A Reforma Luterana também foi marcada por inquietações e aventuras, que levaram a transformações, tais como salvação por graça e fé, tradução da Bíblia e outros conhecidos pilares. Por isso cabe muito bem lembrar aqui das inquietações de Lutero não só em relação a si mesmo, mas em relação à igreja e ao Estado. Assim poderíamos dizer que a Reforma é resultado dessas inquietações, em que a fé e a condição de vida das pessoas passaram a compor o espectro da comunidade cristã. Enfim, a Reforma torna-se, ainda hoje, um referencial que desafia a tradução de todas essas inquietações em ações transformadoras do mundo, da igreja, da vivência da fé.

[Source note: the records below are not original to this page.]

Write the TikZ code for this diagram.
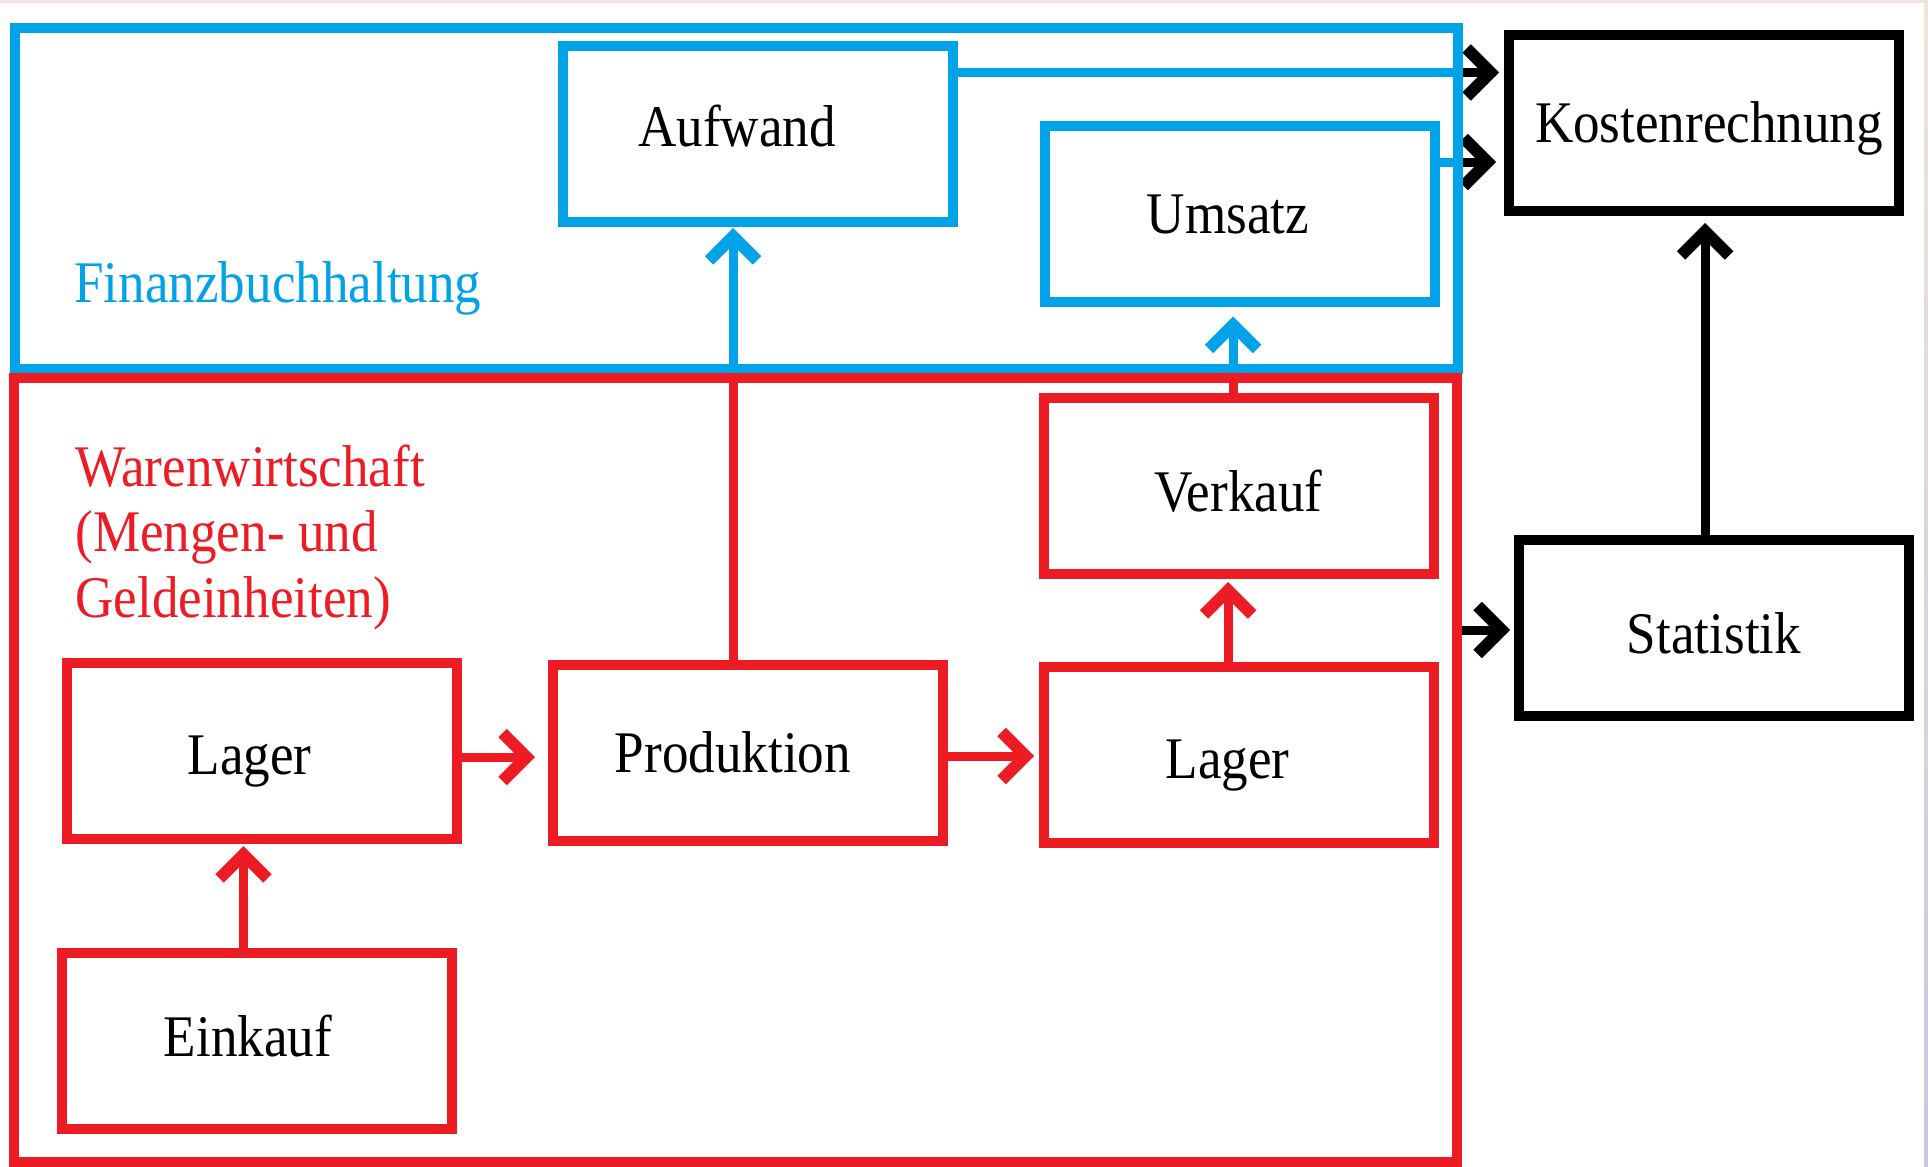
\documentclass[tikz,border=0pt]{standalone}
\usepackage{fontspec}
\setmainfont{Liberation Serif}
\newfontfamily\boxfont[FakeStretch=0.9]{Liberation Serif}
\usetikzlibrary{arrows.meta,calc}
\definecolor{fbblue}{RGB}{0,162,232}
\definecolor{wwred}{RGB}{237,28,36}
\definecolor{edgebeige}{RGB}{240,228,220}
\definecolor{edgelilac}{RGB}{198,200,222}
\tikzset{
  labelfont/.style={font=\boxfont\fontsize{29.5}{33}\selectfont},
  unitbox/.style={draw, line width=5pt, minimum width=195pt, minimum height=88pt,
    inner sep=0pt, outer sep=0pt},
  boxtext/.style={inner sep=0pt, labelfont, text=black, text height=19.5pt, text depth=0pt},
  every label/.style={boxtext},
  bluebox/.style={unitbox, draw=fbblue},
  redbox/.style={unitbox, draw=wwred},
  blackbox/.style={unitbox, draw=black},
  area/.style={inner sep=0pt, outer sep=0pt},
  flow/.style={line width=4.5pt},
  head/.style={-{Straight Barb[length=12pt,width=24pt,line width=6pt]}},
  areatitle/.style={anchor=base west, inner sep=0pt, labelfont},
}
\begin{document}
\begin{tikzpicture}[x=0.5pt,y=-0.5pt]
\useasboundingbox (0,0) rectangle (1928,1167);
\fill[white] (0,0) rectangle (1928,1167);
\fill[edgebeige] (0,0) rectangle (1928,3);
\shade[top color=edgebeige, bottom color=edgelilac] (1924,0) rectangle (1928,1167);

% department boxes, each with its caption
\node[bluebox,  label={[xshift=-10.5pt,yshift=3.5pt]center:Aufwand}]   (aufw) at (758,134)      {};
\node[bluebox,  label={[xshift=-6pt]center:Umsatz}]                      (ums)  at (1240,213.5)   {};
\node[blackbox, label={[xshift=2.5pt]center:Kostenrechnung}]             (kost) at (1704,123)     {};
\node[redbox,   label={[yshift=-3pt]center:Verkauf}]                     (verk) at (1238.5,486)   {};
\node[redbox,   label={[xshift=-5.5pt,yshift=-2pt]center:Lager}]         (lagr) at (1238.5,754.5) {};
\node[redbox,   label={[xshift=-7.5pt]center:Produktion}]                (prod) at (748,752.5)    {};
\node[redbox,   label={[xshift=-6pt,yshift=-2pt]center:Lager}]           (lagl) at (261.5,750.5)  {};
\node[redbox,   label={[xshift=-4.5pt,yshift=2pt]center:Einkauf}]        (eink) at (257,1040.5)   {};
\node[blackbox, label={[yshift=-3pt]center:Statistik}]                   (stat) at (1714,627.5)   {};

% extents of the two areas (their frames are stroked after the connectors)
\node[area, minimum width=721.5pt, minimum height=170.5pt] (fibu)  at (736.5,198.5) {};
\node[area, minimum width=721.5pt, minimum height=392pt]   (waren) at (735.5,770)   {};

% connectors
\coordinate (a1) at ($(aufw.east)+(0,-61.5)$);
\draw[flow, fbblue] (a1) -- (a1 -| fibu.east);
\draw[flow, black, head, shorten >=5pt] (a1 -| fibu.east) -- (a1 -| kost.west);

\coordinate (u1) at ($(ums.east)+(0,-51.5)$);
\draw[flow, fbblue] (u1) -- (u1 -| fibu.east);
\draw[flow, black, head, shorten >=6.5pt] (u1 -| fibu.east) -- (u1 -| kost.west);

\coordinate (p1) at ($(prod.north)+(-15,0)$);
\draw[flow, wwred] (p1) -- (p1 |- waren.north);
\draw[flow, fbblue, head, shorten >=3pt] (p1 |- fibu.south) -- (p1 |- aufw.south);

\coordinate (v1) at ($(verk.north)+(-5.5,0)$);
\draw[flow, wwred] (v1) -- (v1 |- waren.north);
\draw[flow, fbblue, head, shorten >=7.5pt] (v1 |- fibu.south) -- (v1 |- ums.south);

\coordinate (l1) at ($(lagr.north)+(-10.5,0)$);
\draw[flow, wwred, head, shorten >=4pt] (l1) -- (l1 |- verk.south);

\coordinate (p2) at ($(prod.east)+(0,3.5)$);
\draw[flow, wwred, head, shorten >=4.75pt] (p2) -- (p2 -| lagr.west);

\coordinate (l2) at ($(lagl.east)+(0,6.5)$);
\draw[flow, wwred, head, shorten >=9pt] (l2) -- (l2 -| prod.west);

\coordinate (e1) at ($(eink.north)+(-13.5,0)$);
\draw[flow, wwred, head, shorten >=3.75pt] (e1) -- (e1 |- lagl.south);

\coordinate (w1) at ($(stat.west)+(0,2.5)$);
\draw[flow, black, head, shorten >=4.5pt] (w1 -| waren.east) -- (w1);

\coordinate (s1) at ($(stat.north)+(-9,0)$);
\draw[flow, black, head, shorten >=6pt] (s1) -- (s1 |- kost.south);

% area frames on top of the connector ends
\draw[line width=5pt, fbblue] (fibu.north west) rectangle (fibu.south east);
\draw[line width=5pt, wwred] (waren.north west) rectangle (waren.south east);

% area titles
\node[areatitle, text=fbblue] (fibu-title) at (74,302) {Finanzbuchhaltung};
\node[areatitle, text=wwred] (waren-title) at (75,486)
  {\vtop{\baselineskip=32.75pt \hbox{Warenwirtschaft}\hbox{(Mengen- und}\hbox{Geldeinheiten)}}};
\end{tikzpicture}
\end{document}
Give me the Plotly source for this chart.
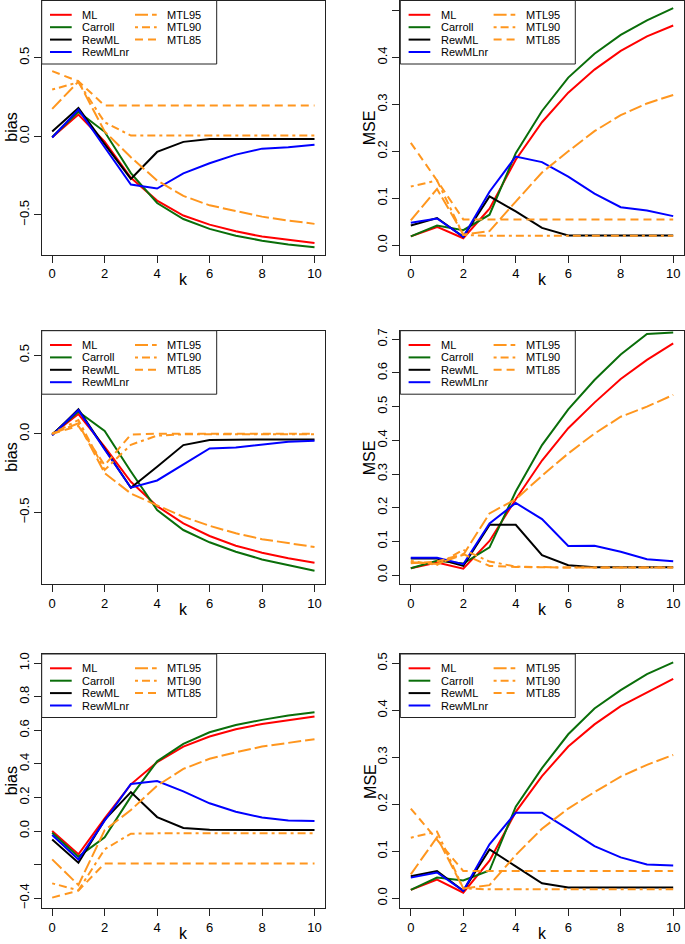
import plotly.graph_objects as go

# ---------------- data ----------------
k = list(range(11))
series_names = ["ML", "Carroll", "RewML", "RewMLnr", "MTL95", "MTL90", "MTL85"]
series_colors = ["#ff0000", "#0a6e0a", "#000000", "#0000ff", "#ff961e", "#ff961e", "#ff961e"]
series_dash = ["solid", "solid", "solid", "solid", "13px,4px", "3px,4px,8px,4px", "8px,5px"]

# panel 1: bias (top)
p1_ML = [-0.006, 0.138, -0.035, -0.265, -0.41, -0.505, -0.563, -0.605, -0.639, -0.66, -0.68]
p1_Carroll = [-0.005, 0.155, 0.028, -0.235, -0.425, -0.527, -0.59, -0.633, -0.665, -0.69, -0.707]
p1_RewML = [0.03, 0.18, -0.05, -0.272, -0.10, -0.036, -0.017, -0.017, -0.017, -0.017, -0.017]
p1_RewMLnr = [-0.008, 0.17, -0.07, -0.308, -0.333, -0.236, -0.172, -0.117, -0.079, -0.07, -0.055]
p1_MTL95 = [0.174, 0.348, 0.03, -0.134, -0.282, -0.38, -0.44, -0.478, -0.512, -0.537, -0.558]
p1_MTL90 = [0.297, 0.344, 0.089, 0.004, 0.004, 0.004, 0.004, 0.004, 0.004, 0.004, 0.004]
p1_MTL85 = [0.414, 0.35, 0.195, 0.195, 0.195, 0.195, 0.195, 0.195, 0.195, 0.195, 0.195]

# panel 2: MSE (top)
p2_ML = [0.019, 0.039, 0.015, 0.078, 0.182, 0.262, 0.325, 0.374, 0.414, 0.445, 0.468]
p2_Carroll = [0.019, 0.042, 0.032, 0.065, 0.196, 0.286, 0.357, 0.408, 0.448, 0.479, 0.505]
p2_RewML = [0.042, 0.058, 0.018, 0.104, 0.072, 0.037, 0.021, 0.021, 0.021, 0.021, 0.021]
p2_RewMLnr = [0.048, 0.057, 0.018, 0.114, 0.189, 0.177, 0.146, 0.11, 0.081, 0.074, 0.062]
p2_MTL95 = [0.053, 0.12, 0.023, 0.03, 0.093, 0.155, 0.2, 0.243, 0.277, 0.302, 0.32]
p2_MTL90 = [0.125, 0.138, 0.022, 0.02, 0.02, 0.02, 0.02, 0.02, 0.02, 0.02, 0.02]
p2_MTL85 = [0.218, 0.138, 0.055, 0.055, 0.055, 0.055, 0.055, 0.055, 0.055, 0.055, 0.055]

# panel 3: bias (middle)
p3_ML = [-0.004, 0.125, -0.083, -0.305, -0.46, -0.57, -0.65, -0.712, -0.756, -0.792, -0.82]
p3_Carroll = [-0.004, 0.14, 0.017, -0.24, -0.485, -0.612, -0.69, -0.75, -0.799, -0.837, -0.871]
p3_RewML = [-0.008, 0.155, -0.095, -0.343, -0.21, -0.072, -0.04, -0.037, -0.036, -0.036, -0.036]
p3_RewMLnr = [-0.01, 0.15, -0.1, -0.343, -0.297, -0.193, -0.093, -0.087, -0.068, -0.051, -0.044]
p3_MTL95 = [0.0, 0.066, -0.25, -0.38, -0.455, -0.528, -0.585, -0.633, -0.67, -0.697, -0.72]
p3_MTL90 = [0.0, 0.087, -0.23, -0.07, -0.012, -0.004, -0.004, -0.004, -0.004, -0.004, -0.004]
p3_MTL85 = [0.0, 0.05, -0.2, -0.005, 0.0, 0.0, 0.0, 0.0, 0.0, 0.0, 0.0]

# panel 4: MSE (middle)
p4_ML = [0.02, 0.037, 0.019, 0.101, 0.225, 0.34, 0.436, 0.512, 0.582, 0.639, 0.688]
p4_Carroll = [0.02, 0.042, 0.034, 0.082, 0.248, 0.386, 0.492, 0.579, 0.655, 0.716, 0.72]
p4_RewML = [0.049, 0.049, 0.027, 0.149, 0.149, 0.059, 0.029, 0.023, 0.023, 0.023, 0.023]
p4_RewMLnr = [0.051, 0.051, 0.032, 0.153, 0.214, 0.166, 0.086, 0.087, 0.069, 0.047, 0.041]
p4_MTL95 = [0.038, 0.033, 0.06, 0.183, 0.225, 0.295, 0.361, 0.42, 0.47, 0.5, 0.535]
p4_MTL90 = [0.042, 0.03, 0.075, 0.04, 0.025, 0.023, 0.022, 0.022, 0.022, 0.022, 0.022]
p4_MTL85 = [0.035, 0.04, 0.062, 0.027, 0.024, 0.022, 0.022, 0.022, 0.022, 0.022, 0.022]

# panel 5: bias (bottom)
p5_ML = [0.0, -0.139, 0.075, 0.278, 0.41, 0.503, 0.563, 0.606, 0.638, 0.662, 0.682]
p5_Carroll = [-0.01, -0.153, -0.038, 0.205, 0.415, 0.519, 0.588, 0.632, 0.662, 0.688, 0.708]
p5_RewML = [-0.05, -0.189, 0.066, 0.232, 0.083, 0.018, 0.007, 0.006, 0.006, 0.006, 0.006]
p5_RewMLnr = [-0.024, -0.17, 0.062, 0.28, 0.298, 0.236, 0.165, 0.115, 0.08, 0.062, 0.06]
p5_MTL95 = [-0.169, -0.322, 0.005, 0.125, 0.27, 0.37, 0.43, 0.469, 0.503, 0.523, 0.547]
p5_MTL90 = [-0.312, -0.353, -0.109, -0.016, -0.014, -0.014, -0.014, -0.014, -0.014, -0.014, -0.014]
p5_MTL85 = [-0.397, -0.355, -0.193, -0.193, -0.193, -0.193, -0.193, -0.193, -0.193, -0.193, -0.193]

# panel 6: MSE (bottom)
p6_ML = [0.018, 0.04, 0.012, 0.08, 0.184, 0.26, 0.323, 0.37, 0.409, 0.438, 0.467]
p6_Carroll = [0.018, 0.044, 0.038, 0.059, 0.195, 0.277, 0.349, 0.404, 0.443, 0.477, 0.502]
p6_RewML = [0.047, 0.058, 0.016, 0.104, 0.068, 0.032, 0.023, 0.023, 0.023, 0.023, 0.023]
p6_RewMLnr = [0.044, 0.055, 0.016, 0.115, 0.182, 0.182, 0.147, 0.111, 0.087, 0.072, 0.07]
p6_MTL95 = [0.051, 0.13, 0.021, 0.028, 0.092, 0.148, 0.191, 0.226, 0.259, 0.284, 0.305]
p6_MTL90 = [0.129, 0.142, 0.021, 0.019, 0.019, 0.019, 0.019, 0.019, 0.019, 0.019, 0.019]
p6_MTL85 = [0.191, 0.124, 0.058, 0.058, 0.058, 0.058, 0.058, 0.058, 0.058, 0.058, 0.058]

panel_titles = ["bias", "MSE", "bias", "MSE", "bias", "MSE"]
x_ticks = [0, 2, 4, 6, 8, 10]
y_ticks_1 = [-0.5, 0.0, 0.5]
y_ticks_2 = [0.0, 0.1, 0.2, 0.3, 0.4, 0.5]
y_ticks_3 = [-0.5, 0.0, 0.5]
y_ticks_4 = [0.0, 0.1, 0.2, 0.3, 0.4, 0.5, 0.6, 0.7]
y_ticks_5 = [-0.4, -0.2, 0.0, 0.2, 0.4, 0.6, 0.8, 1.0]
y_ticks_6 = [0.0, 0.1, 0.2, 0.3, 0.4, 0.5]
y_ticklabels_5 = ["\u22120.4", "", "0.0", "0.2", "0.4", "0.6", "0.8", "1.0"]

panels = [
    [p1_ML, p1_Carroll, p1_RewML, p1_RewMLnr, p1_MTL95, p1_MTL90, p1_MTL85],
    [p2_ML, p2_Carroll, p2_RewML, p2_RewMLnr, p2_MTL95, p2_MTL90, p2_MTL85],
    [p3_ML, p3_Carroll, p3_RewML, p3_RewMLnr, p3_MTL95, p3_MTL90, p3_MTL85],
    [p4_ML, p4_Carroll, p4_RewML, p4_RewMLnr, p4_MTL95, p4_MTL90, p4_MTL85],
    [p5_ML, p5_Carroll, p5_RewML, p5_RewMLnr, p5_MTL95, p5_MTL90, p5_MTL85],
    [p6_ML, p6_Carroll, p6_RewML, p6_RewMLnr, p6_MTL95, p6_MTL90, p6_MTL85],
]
y_tick_sets = [y_ticks_1, y_ticks_2, y_ticks_3, y_ticks_4, y_ticks_5, y_ticks_6]
y_ranges = [(-0.753, 0.864), (-0.0197, 0.5212), (-0.957, 0.655),
            (-0.0276, 0.7256), (-0.4605, 1.0545), (-0.0213, 0.5198)]


def fmt(v):
    s = "%.1f" % v
    return s.replace("-", "\u2212")


# ---------------- layout geometry (pixels) ----------------
W, H = 685, 944
boxes = [(41.7, 325.0, 0.5, 254.5), (400.3, 683.7, 0.5, 254.5),
         (41.7, 325.0, 330.7, 584.3), (400.3, 683.7, 330.7, 584.3),
         (41.7, 325.0, 654.0, 908.3), (400.3, 683.7, 654.0, 908.3)]

FONT = "Liberation Sans, Arial, sans-serif"
AXC = "#222222"

fig = go.Figure()
shapes = []
annotations = []
layout_axes = {}

for i, (data, box) in enumerate(zip(panels, boxes)):
    n = i + 1
    xa = "x" if n == 1 else "x%d" % n
    ya = "y" if n == 1 else "y%d" % n
    for name, color, dash, vals in zip(series_names, series_colors, series_dash, data):
        fig.add_trace(go.Scatter(
            x=k, y=vals, mode="lines", name=name, showlegend=False,
            line=dict(color=color, width=2, dash=dash),
            xaxis=xa, yaxis=ya, hoverinfo="skip"))
    x0, x1, y0, y1 = box
    yt = y_tick_sets[i]
    ytext = y_ticklabels_5 if n == 5 else [fmt(v) for v in yt]
    common = dict(showline=True, mirror=True, linecolor=AXC, linewidth=1,
                  ticks="outside", ticklen=7, tickwidth=1, tickcolor=AXC,
                  showgrid=False, zeroline=False, automargin=False,
                  tickfont=dict(family=FONT, size=13, color="#000000"))
    layout_axes["xaxis" if n == 1 else "xaxis%d" % n] = dict(
        domain=[x0 / W, x1 / W], anchor=ya, range=[-0.4, 10.4],
        tickvals=x_ticks, ticktext=[str(v) for v in x_ticks], **common)
    layout_axes["yaxis" if n == 1 else "yaxis%d" % n] = dict(
        domain=[1 - y1 / H, 1 - y0 / H], anchor=xa, range=list(y_ranges[i]),
        tickvals=yt, ticktext=ytext, tickangle=-90, **common)

    xd = xa + " domain"
    yd = ya + " domain"
    # axis titles
    annotations.append(dict(text="k", xref=xd, yref=yd, x=0.5, y=0, yshift=-25,
                            xanchor="center", yanchor="middle", showarrow=False,
                            font=dict(family=FONT, size=16, color="#000000")))
    annotations.append(dict(text=panel_titles[i], xref=xd, yref=yd, x=0, y=0.5,
                            xshift=-30.5, xanchor="center", yanchor="middle",
                            textangle=-90, showarrow=False,
                            font=dict(family=FONT, size=16, color="#000000")))
    # legend box
    shapes.append(dict(type="rect", xref=xd, yref=yd, xsizemode="pixel",
                       ysizemode="pixel", xanchor=0, yanchor=1,
                       x0=0, x1=175, y0=0, y1=-63.5,
                       line=dict(color=AXC, width=1), fillcolor="white",
                       layer="above"))
    for j, (name, color, dash) in enumerate(zip(series_names, series_colors, series_dash)):
        col = 0 if j < 4 else 1
        row = j if j < 4 else j - 4
        lx0 = 8.3 if col == 0 else 93.3
        tx = 38.3 if col == 0 else 123.3
        ly = -(14.3 + 12.4 * row)
        shapes.append(dict(type="line", xref=xd, yref=yd, xsizemode="pixel",
                           ysizemode="pixel", xanchor=0, yanchor=1,
                           x0=lx0, x1=lx0 + 21.7, y0=ly, y1=ly,
                           line=dict(color=color, width=2, dash=dash),
                           layer="above"))
        annotations.append(dict(text=name, xref=xd, yref=yd, x=0, y=1,
                                xshift=tx, yshift=ly, xanchor="left",
                                yanchor="middle", showarrow=False,
                                font=dict(family=FONT, size=11, color="#000000")))

fig.update_layout(
    width=W, height=H, margin=dict(l=0, r=0, t=0, b=0, autoexpand=False),
    paper_bgcolor="white", plot_bgcolor="white", showlegend=False,
    hovermode=False,
    shapes=shapes, annotations=annotations, **layout_axes)

fig.write_html("out.html",
               config={"displayModeBar": False, "staticPlot": True},
               post_script="document.body.style.margin='0';"
                           "document.body.style.overflow='hidden';")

Há uma grande tendência na sociedade à acomodação com os preconceitos, violências, injustiças, exclusões e segregações cotidianas. Aprendemos a modelar o viver, o sentir, o sonhar, o pensar e o fazer no mundo, de forma a não nos questionarmos. A ilusão de que não podemos fazer nada vai tomando conta da gente. Até acreditamos que isso é natural. Nesse sentido, a acomodação é o velório das possibilidades e das esperanças e o enterro das inquietações. O texto de Mateus convida-nos à aventura, ao risco, à inquietação como formas de viver a fé cristã encarnada no mundo.
Como estão as comunidades que congregam a IECLB nesse cenário? Como está a nossa comunidade? Como estamos nós? Se, por um lado, temos motivos para nos alegrar, pois sabemo-nos amados e protegidos por Deus, por outro lado, estamos tristes, pois nossas comunidades estão perdendo membros e não conseguem crescer. Se uns estão agitados, outros estão anestesiados; se uns querem mudanças, outros preferem a estagnação. A acomodação advém da falta de perspectiva e de esperança; já a inquietação, do amor e do desejo de mudança. O texto deveria motivar todas as pessoas a grandes aventuras dentro das comunidades que congregam a IECLB.
Estamos não só inquietos, mas também decepcionados e assombrados, pois não conseguimos traduzir em ação-transformação todas essas incomodações que nos afligem. Optamos, quase sempre, pelo caminho mais seguro e conhecido. As palavras de Cristo convidam-nos para uma aventura de conhecimento, de envolvimento, de missão e de inclusão. Enfim, precisamos acreditar em novos mundos, novas relações e novas interações. Jesus Cristo, a partir de Mateus, convida-nos a conhecer outras realidades, outros modos de partilhar e expressar a fé nas bem-aventuranças.
Aventurar é inventar um outro mundo e sair no seu encalço. A segurança é Deus quem nos dá por sua graça. Bem-aventuradas são as pessoas que mudam (fraternalmente) a realidade e a si mesmas, firmes nas promessas do reino de Deus.
4. Imagens
4.1 – Barco (relacionado à aventura)
A grande aventura das expedições marítimas marcou a história da humanidade. Navios pequenos eram colocados para enfrentar os temporais. O medo, o desânimo e a quietude cederam lugar à curiosidade. Os navegadores encheram-se de coragem e foram em busca de novas alternativas para seu comércio, descobrindo, assim, novos caminhos para o Oriente, contornando a África e chegando também à América. Os aspectos negativos dessas viagens e conquistas não precisam ser detalhadas.
4.2 – Água e pedra (relacionadas à transformação)
A água leva vida (poluída leva morte) e está em constante transformação; movimenta e possibilita movimentos. Remansos e correntezas, evaporação, ebulição e congelamento são estados possíveis da água. A pedra pode ser um obstáculo; suas transformações são lentas e suas formas e cores variadas. Essas imagens podem ilustrar as variadas e variantes transformações comunitárias, ou seja, a tensão permanente entre conservar e mudar.